É urgente exigir da Geringonça que tome medidas efetivas de combate ao racismo e é necessário mobilizar os negras e negros trabalhadores em nome dessa palavra de ordem.
Esta necessidade torna-se patente no momento em que o Governo parece mostrar-se disponível para dialogar com pessoas e coletivos antirracistas. Em cima da mesa está a possibilidade do Estado português assumir a recolha de dados com base em critérios étnico-raciais, regulamentando-a de forma a que esta permita um conhecimento aprofundado das condições em que vivem as comunidades negras e ciganas em Portugal.
A recolha de dados transformará algumas das nossas convicções, em dados com validade científica. Por exemplo, as barreiras de acesso aos escalões superiores do ensino, as diferenças salariais em prejuízo dos negros e imigrantes, a maior concentração de negros e imigrantes nas periferias das cidades onde as condições de vida são mais precárias ou a maior presença de negros nas prisões portuguesas.
Mas, mais do que alimentar esperanças no governo, estes novos elementos estatísticos deverão servir para nos armarmos na luta contra os governos por medidas verdadeiramente antiracistas, que mudem a vida dos negros e negras.
Três anos de mobilizações
A possibilidade aberta pelo governo PS de estabelecer regras para recolha de dados étnico-raciais, não decorrem de um ato de generosidade da Geringonça. Ela tem por objetivo cooptar para a orla do Governo os setores que lutam contra o racismo, como tem procurado também fazer com a luta das mulheres.
Por outro lado, ela resulta da pressão de organismos internacionais e, acima de tudo, da mobilização crescente da comunidade negra em Portugal nos últimos três anos.
De resto, os acontecimentos de 5 de fevereiro de 2015 – durante os quais um grupo de jovens residentes na Cova da Moura foi agredido no interior da esquadra da PSP de Alfragide – foi o despertar de um movimento de tomadas de posição pública nos jornais, nos espaços de debate e nas ruas que pôs tudo em discussão.
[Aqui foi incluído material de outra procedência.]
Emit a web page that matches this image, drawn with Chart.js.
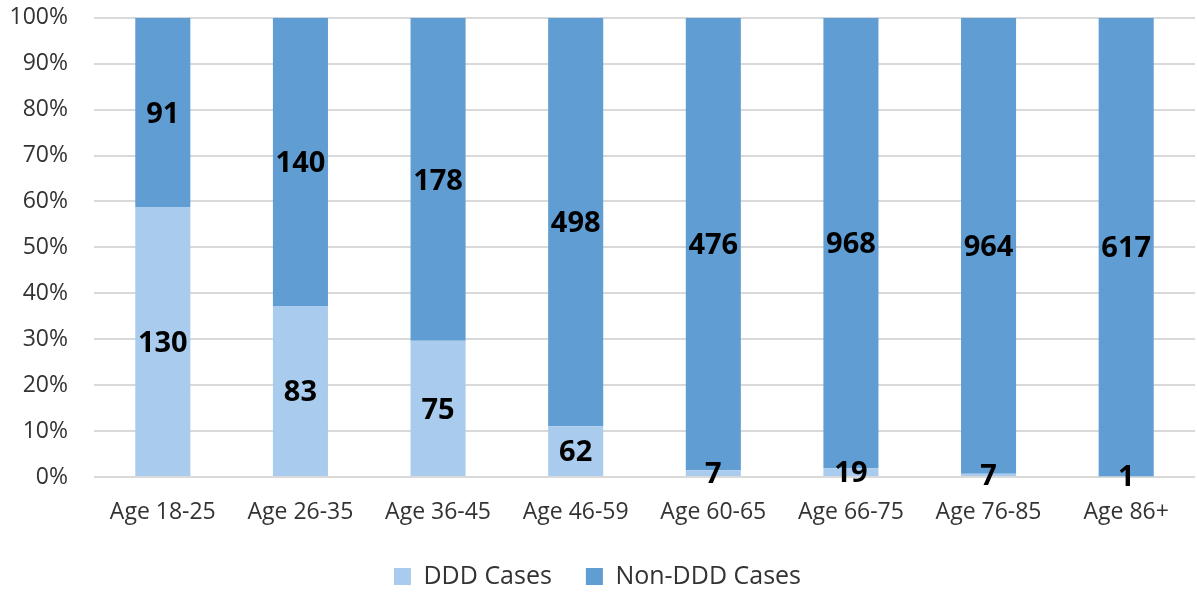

As manifestações não se fizeram esperar, da concentração de negros e negras da periferia junto às escadas de S. Bento, ainda no calor dos acontecimentos da esquadra de Alfragide, ao evento no Largo S. Domingos a 21 de março de 2015 sob o título «Vidas Negras Importam».
É neste contexto que surgiu a Campanha por outra Lei da Nacionalidade, que agregou largos setores da sociedade portuguesa em torno de uma exigência de nacionalidade para todos os nascidos em Portugal.
Foi a luta que nos trouxe até aqui. Só a mobilização dos trabalhadores negros e negras poderá garantir as conquistas por que ansiamos.
Só a luta garante conquistas
A recolha de dados de acordo com critérios étnico-raciais para efeitos estatísticos deve arrancar o quanto antes, sem mais delongas.
A comunidade negra e cigana e, em particular, os seus trabalhadores, não esquecem que os dois anos de Geringonça ainda não se traduziram em melhorias nas suas condições de vida. Mais do que palavras, o momento exige ação. Ação pela melhoria da habitação, pelo fim dos despejos e da especulação imobiliária de que os negros e imigrantes são as principais vítimas. Ação pela punição severa da violência policial que atinge negros e os imigrantes que vivem na periferia de Lisboa. Ação por reais condições de igualdade no trabalho e no acesso à educação, e que não serão alcançadas enquanto se mantiver a precariedade legalizada e o ataque aos serviços públicos. PS, PCP e BE devem aprovar alterações à Lei da Nacionalidade exigida por amplos setores da sociedade.
Só será possivel garantir e consolidar estas conquistas, se os negros, negras e imigrantes, se organizarem nos bairros e nos locais de trabalho, junto com a classe trabalhadora branca, para construir uma alternativa à Geringonça e à direita, uma alternativa que sirva verdadeiramente os trabalhadores e os setores mais oprimidos.